Supplied data
━━━━━━━━━━━━━━━━━━━━━━━━━━━━━━

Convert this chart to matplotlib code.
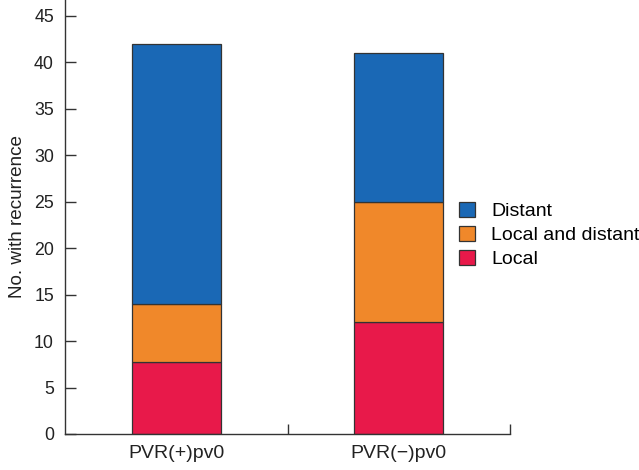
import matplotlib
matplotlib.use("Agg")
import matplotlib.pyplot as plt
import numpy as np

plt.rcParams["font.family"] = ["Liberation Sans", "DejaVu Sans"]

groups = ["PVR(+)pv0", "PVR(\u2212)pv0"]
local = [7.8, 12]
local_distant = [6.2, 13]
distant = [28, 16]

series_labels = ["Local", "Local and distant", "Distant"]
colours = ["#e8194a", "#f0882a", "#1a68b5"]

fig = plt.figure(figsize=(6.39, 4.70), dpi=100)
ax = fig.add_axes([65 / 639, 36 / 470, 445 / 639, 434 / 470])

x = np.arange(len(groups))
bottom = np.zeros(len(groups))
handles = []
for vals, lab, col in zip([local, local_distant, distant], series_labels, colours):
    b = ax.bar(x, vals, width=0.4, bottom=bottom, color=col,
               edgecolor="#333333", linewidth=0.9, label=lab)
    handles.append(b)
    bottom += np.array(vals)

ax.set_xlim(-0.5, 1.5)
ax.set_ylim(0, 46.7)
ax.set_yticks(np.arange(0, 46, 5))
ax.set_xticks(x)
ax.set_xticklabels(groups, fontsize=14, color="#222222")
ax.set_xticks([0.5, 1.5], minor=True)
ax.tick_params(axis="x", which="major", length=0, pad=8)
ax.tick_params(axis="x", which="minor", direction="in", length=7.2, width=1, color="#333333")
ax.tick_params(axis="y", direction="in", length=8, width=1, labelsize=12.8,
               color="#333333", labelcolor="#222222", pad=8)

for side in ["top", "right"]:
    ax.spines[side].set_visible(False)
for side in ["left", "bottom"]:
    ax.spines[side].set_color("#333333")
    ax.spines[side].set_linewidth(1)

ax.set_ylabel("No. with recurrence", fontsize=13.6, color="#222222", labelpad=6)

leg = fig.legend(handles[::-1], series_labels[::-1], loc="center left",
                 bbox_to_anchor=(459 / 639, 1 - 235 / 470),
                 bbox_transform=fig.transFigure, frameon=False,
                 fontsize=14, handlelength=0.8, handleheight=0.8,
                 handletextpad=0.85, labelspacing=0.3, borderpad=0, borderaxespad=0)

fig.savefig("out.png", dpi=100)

━━━━━━━━━━━━━━━━━━━━━━━━━━━━━━

What the task asks
How many lines of the listing above include the word "matplotlib"? State the number and nothing else.

Output for this task
4